(AIM)
Copy only what lies from the line containing "Write the matplotlib code for this chart." through the line containing "from matplotlib.ticker import FuncFormatter" in the entries below, keeping both end lines exact and dropping every picture.

☆ ☆ ☆ ☆ ☆ ☆ ☆

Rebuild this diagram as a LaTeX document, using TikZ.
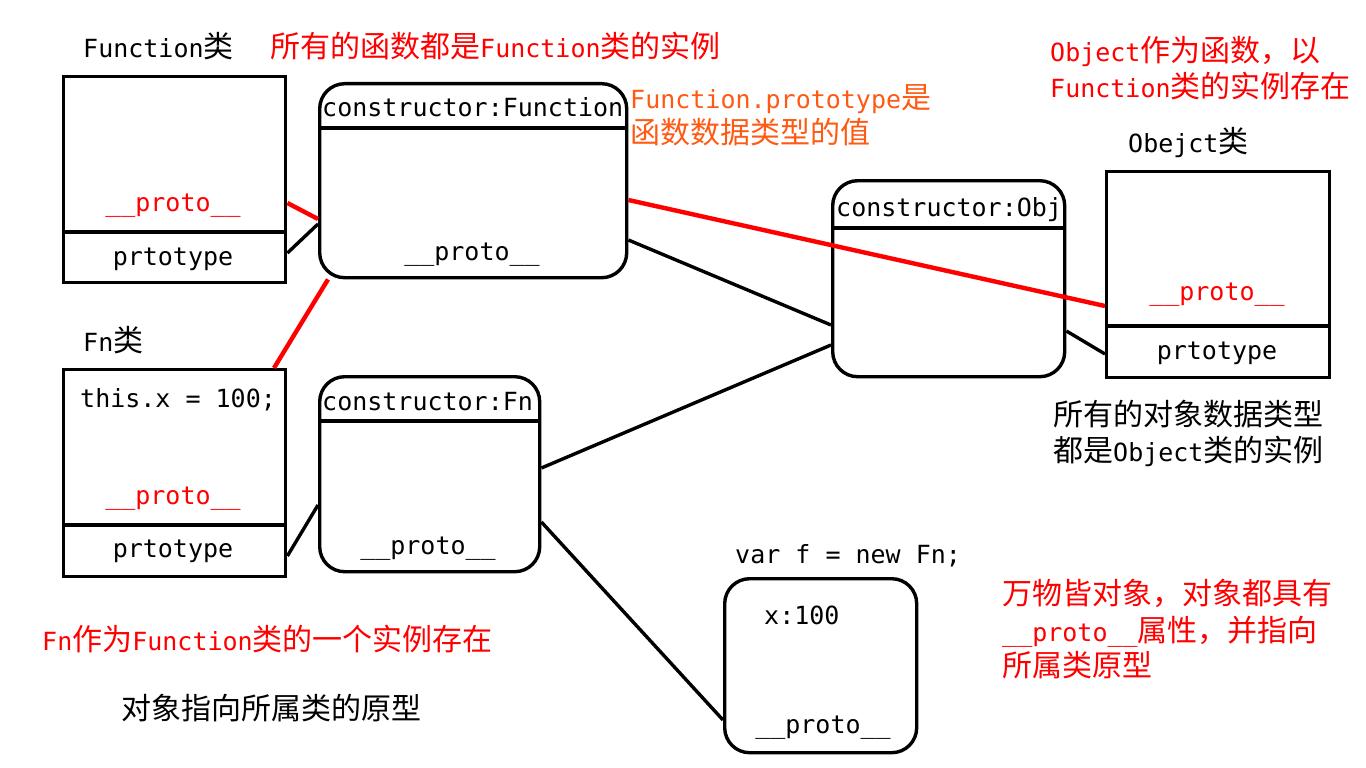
\documentclass[tikz,border=0pt]{standalone}
\usepackage{fontspec}
\setmainfont{DejaVu Sans Mono}
\newfontfamily\cjkf{Noto Sans CJK SC}
\newcommand\zhs[1]{{\cjkf\fontsize{30}{36}\selectfont #1}}
\definecolor{annred}{RGB}{255,0,0}
\definecolor{annorange}{RGB}{255,90,20}
\tikzset{
  txt/.style={inner sep=0pt, anchor=base west, font=\fontsize{25}{36}\selectfont},
  ctxt/.style={inner sep=0pt, anchor=base, font=\fontsize{25}{36}\selectfont},
  clsbox/.style={draw, line width=3.4pt, rectangle, anchor=north west, inner sep=0pt},
  protobox/.style={draw, line width=3.4pt, rectangle, rounded corners=25pt, anchor=north west, inner sep=0pt},
  divider/.style={line width=3.4pt},
  blink/.style={line width=3.4pt, black},
  rlink/.style={line width=4.4pt, annred},
}
\begin{document}
\begin{tikzpicture}[x=1pt,y=-1pt]
\useasboundingbox (0,0) rectangle (1366,768);
\fill[white] (0,0) rectangle (1366,768);

% boxes
\node[clsbox, minimum width=222pt, minimum height=206pt] (fcls) at (62,75) {};
\node[protobox, minimum width=307pt, minimum height=194pt] (fproto) at (318,82) {};
\node[protobox, minimum width=232pt, minimum height=196pt] (objproto) at (831,179) {};
\node[clsbox, minimum width=223pt, minimum height=206pt] (ocls) at (1105,170) {};
\node[clsbox, minimum width=222pt, minimum height=207pt] (fncls) at (62,368) {};
\node[protobox, minimum width=220pt, minimum height=195pt] (fnproto) at (318,375) {};
\node[protobox, minimum width=192pt, minimum height=174pt] (fobj) at (723,577) {};

% dividers
\draw[divider] (fcls.west |- 0,232) -- (fcls.east |- 0,232);
\draw[divider] (fproto.west |- 0,128) -- (fproto.east |- 0,128);
\draw[divider] (objproto.west |- 0,228) -- (objproto.east |- 0,228);
\draw[divider] (ocls.west |- 0,326) -- (ocls.east |- 0,326);
\draw[divider] (fncls.west |- 0,525) -- (fncls.east |- 0,525);
\draw[divider] (fnproto.west |- 0,421) -- (fnproto.east |- 0,421);

% box texts
\node[ctxt, annred] (fclsproto) at (173,211) {\_\_proto\_\_};
\node[ctxt] (fclsprot) at (173,265) {prtotype};
\node[txt] (fprotohead) at (322,116) {constructor:Function};
\node[ctxt] (fprotoproto) at (472,260) {\_\_proto\_\_};
\node[txt] (objhead) at (836,216) {constructor:Obj};
\node[ctxt, annred] (oclsproto) at (1217,300) {\_\_proto\_\_};
\node[ctxt] (oclsprot) at (1217,359) {prtotype};
\node[txt] (fnbody) at (80,407) {this.x = 100;};
\node[ctxt, annred] (fnclsproto) at (173,504) {\_\_proto\_\_};
\node[ctxt] (fnclsprot) at (173,557) {prtotype};
\node[txt] (fnhead) at (322,410) {constructor:Fn};
\node[ctxt] (fnprotoproto) at (428,554) {\_\_proto\_\_};
\node[txt] (fobjx) at (764,624) {x:100};
\node[ctxt] (fobjproto) at (823,733) {\_\_proto\_\_};

% labels
\node[txt] (lfcls) at (83,58) {Function\zhs{类}};
\node[txt, annred] (l1) at (270,58) {\zhs{所有的函数都是}Function\zhs{类的实例}};
\node[txt, annorange] (l2a) at (630,109) {Function.prototype\zhs{是}};
\node[txt, annorange] (l2b) at (630,143) {\zhs{函数数据类型的值}};
\node[txt, annred] (l3a) at (1050,62) {Object\zhs{作为函数，以}};
\node[txt, annred] (l3b) at (1050,98) {Function\zhs{类的实例存在}};
\node[txt] (locls) at (1128,152) {Obejct\zhs{类}};
\node[txt] (l4a) at (1053,425) {\zhs{所有的对象数据类型}};
\node[txt] (l4b) at (1053,461) {\zhs{都是}Object\zhs{类的实例}};
\node[txt] (lfncls) at (83,351) {Fn\zhs{类}};
\node[txt] (lvar) at (735,563) {var f = new Fn;};
\node[txt, annred] (l5a) at (1002,604) {\zhs{万物皆对象，对象都具有}};
\node[txt, annred] (l5b) at (1002,641) {\_\_proto\_\_\zhs{属性，并指向}};
\node[txt, annred] (l5c) at (1002,676) {\zhs{所属类原型}};
\node[txt, annred] (l6) at (42,650) {Fn\zhs{作为}Function\zhs{类的一个实例存在}};
\node[txt] (l7) at (121,719) {\zhs{对象指向所属类的原型}};

% connectors
\draw[rlink] (fcls.east |- 0,203) -- (fproto.west |- 0,219);
\draw[blink] (fcls.east |- 0,253) -- (fproto.west |- 0,224);
\draw[rlink] (fncls.north -| 274,0) -- (fproto.south -| 328,0);
\draw[rlink] (fproto.east |- 0,200) -- (ocls.west |- 0,306);
\draw[blink] (fproto.east |- 0,240) -- (objproto.west |- 0,325);
\draw[blink] (objproto.east |- 0,331) -- (ocls.west |- 0,354);
\draw[blink] (fnproto.east |- 0,468) -- (objproto.west |- 0,345);
\draw[blink] (fncls.east |- 0,556) -- (fnproto.west |- 0,505);
\draw[blink] (fnproto.east |- 0,522) -- (fobj.west |- 0,720);
\end{tikzpicture}
\end{document}
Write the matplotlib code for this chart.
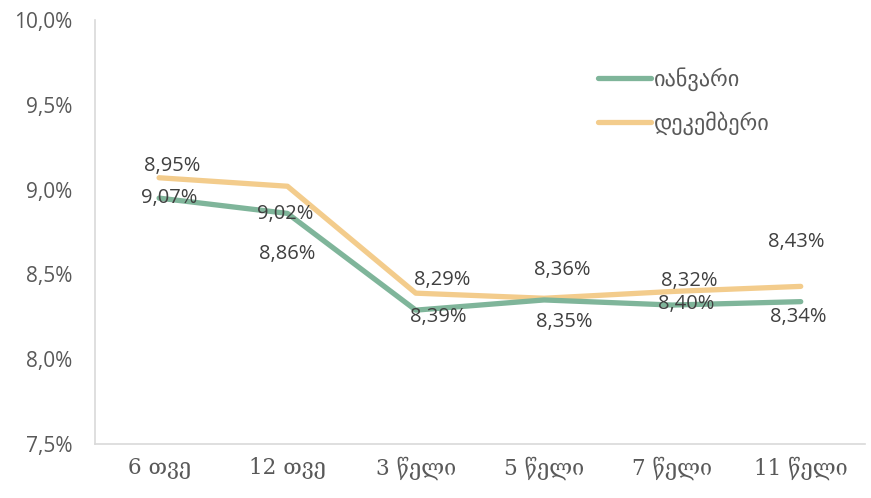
import numpy as np
import matplotlib
matplotlib.use("Agg")
import matplotlib.pyplot as plt
from matplotlib.ticker import FuncFormatter

# data
categories = ["6 თვე", "12 თვე", "3 წელი", "5 წელი", "7 წელი", "11 წელი"]
january = [8.95, 8.86, 8.29, 8.35, 8.32, 8.34]
december = [9.07, 9.02, 8.39, 8.36, 8.40, 8.43]
series_names = ["იანვარი", "დეკემბერი"]

# label offsets in pixels (as placed in the original)
jan_off = [(13, 32), (0, -41), (26, 30), (20, -22), (17, 24), (-2, -15)]
dec_off = [(10, -20), (-2, -28), (22, -24), (18, 28), (14, -13), (-4, 44)]

green = "#7fb59a"
yellow = "#f3cc8c"
txt = "#404040"
tick_col = "#595959"

fig = plt.figure(figsize=(8.71, 4.98), dpi=100)
ax = fig.add_axes([0.109, 0.108, 0.884, 0.852])

x = np.arange(len(categories))
ax.plot(x, january, color=green, lw=3.8, solid_capstyle="round", label=series_names[0], zorder=3)
ax.plot(x, december, color=yellow, lw=3.8, solid_capstyle="round", label=series_names[1], zorder=2)

for i in range(len(x)):
    ax.annotate("{:.2f}%".format(january[i]).replace(".", ","), (x[i], january[i]),
                xytext=jan_off[i], textcoords="offset pixels", ha="center", va="center",
                fontsize=14.5, color=txt, family="Open Sans", zorder=5)
    ax.annotate("{:.2f}%".format(december[i]).replace(".", ","), (x[i], december[i]),
                xytext=dec_off[i], textcoords="offset pixels", ha="center", va="center",
                fontsize=14.5, color=txt, family="Open Sans", zorder=5)

ax.set_xlim(-0.5, len(categories) - 0.5)
ax.set_ylim(7.5, 10.0)
ax.set_yticks([7.5, 8.0, 8.5, 9.0, 9.5, 10.0])
ax.yaxis.set_major_formatter(FuncFormatter(lambda v, p: "{:.1f}%".format(v).replace(".", ",")))
ax.set_xticks(x)
ax.set_xticklabels(categories, family="DejaVu Serif", fontsize=15.5, color=tick_col)
for t in ax.get_yticklabels():
    t.set_family("Open Sans")
    t.set_fontsize(15)
    t.set_color(tick_col)
ax.tick_params(length=0)
ax.tick_params(axis="x", pad=9)
ax.tick_params(axis="y", pad=16)

for s in ["top", "right"]:
    ax.spines[s].set_visible(False)
ax.spines["left"].set_color("#d9d9d9")
ax.spines["bottom"].set_color("#d9d9d9")
ax.spines["left"].set_linewidth(1.2)
ax.spines["bottom"].set_linewidth(1.2)

leg = ax.legend(loc="upper left", bbox_to_anchor=(0.627, 0.935), frameon=False,
                handlelength=2.4, handletextpad=0.15, labelspacing=0.9,
                prop={"family": "DejaVu Sans", "size": 16})
for t in leg.get_texts():
    t.set_color(tick_col)

fig.savefig("out.png", dpi=100)
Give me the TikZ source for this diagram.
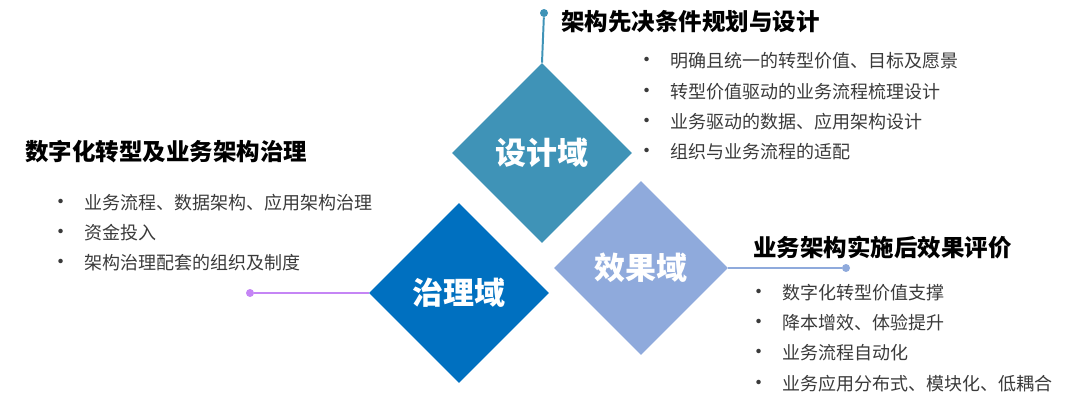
\documentclass[tikz,border=0pt]{standalone}
\usepackage{fontspec}
\setmainfont{Noto Sans CJK SC}
\usepackage{tikz}
\usetikzlibrary{positioning, shapes.geometric}
\definecolor{dteal}{HTML}{3F93B7}
\definecolor{dblue}{HTML}{0070C0}
\definecolor{dlight}{HTML}{8FAADC}
\definecolor{dviolet}{HTML}{C585F5}
\definecolor{itemgray}{HTML}{3A3A3A}
\newcommand{\dotitem}{\makebox[18pt][l]{\hspace{-6pt}\fontsize{15}{15}\selectfont•}}
\tikzset{
  domain/.style={
    diamond, aspect=1, fill=#1, draw=none, inner sep=0pt,
    minimum width=4.5cm, minimum height=4.5cm,
    text=white, font=\fontsize{22}{26}\selectfont\bfseries
  },
  headline/.style={
    anchor=west, inner sep=0pt, text=black,
    font=\fontsize{16.7}{20}\selectfont\bfseries
  },
  itemlist/.style={
    anchor=north west, inner sep=0pt, align=left, text=itemgray,
    font=\fontsize{12.8}{21.6}\selectfont
  },
  stem/.style={draw=#1, line width=1.4pt},
  knob/.style={circle, fill=#1, inner sep=0pt, minimum size=0.2cm}
}
\begin{document}
\begin{tikzpicture}
  \useasboundingbox (0,0) rectangle (27,10.1);
  % three domains
  \node[domain=dteal] (dsn) at (13.55,6.275) {设计域};
  \node[domain=dblue] (gov) at (11.475,2.775) {治理域};
  \node[domain=dlight,minimum width=4.35cm,minimum height=4.35cm] (eff) at (16.025,3.4) {效果域};

  % stems with end knobs
  \node[knob=dteal] (dsnknob) at (13.6,9.775) {};
  \node[knob=dviolet] (govknob) at (6.25,2.775) {};
  \node[knob=dlight] (effknob) at (21.15,3.4) {};
  \draw[stem=dteal] (dsn.north) -- (dsnknob);
  \draw[stem=dviolet] (gov.west) -- (govknob);
  \draw[stem=dlight] (eff.east) -- (effknob);

  % headlines
  \node[headline] (dsnhead) at (14.025,9.55) {架构先决条件规划与设计};
  \node[headline] (govhead) at (0.625,6.3) {数字化转型及业务架构治理};
  \node[headline] (effhead) at (18.825,3.925) {业务架构实施后效果评价};

  % item lists
  \node[itemlist] (dsnlist) at (16.125,8.79)
    {\dotitem 明确且统一的转型价值、目标及愿景\\
     \dotitem 转型价值驱动的业务流程梳理设计\\
     \dotitem 业务驱动的数据、应用架构设计\\
     \dotitem 组织与业务流程的适配};
  \node[itemlist] (govlist) at (1.475,5.26)
    {\dotitem 业务流程、数据架构、应用架构治理\\
     \dotitem 资金投入\\
     \dotitem 架构治理配套的组织及制度};
  \node[itemlist] (efflist) at (18.925,3.01)
    {\dotitem 数字化转型价值支撑\\
     \dotitem 降本增效、体验提升\\
     \dotitem 业务流程自动化\\
     \dotitem 业务应用分布式、模块化、低耦合};
\end{tikzpicture}
\end{document}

☆ ☆ ☆ ☆ ☆ ☆ ☆

(SOLUTION FOR THIS TASK)
Write the matplotlib code for this chart.
import numpy as np
import matplotlib
matplotlib.use("Agg")
import matplotlib.pyplot as plt
from matplotlib.ticker import FuncFormatter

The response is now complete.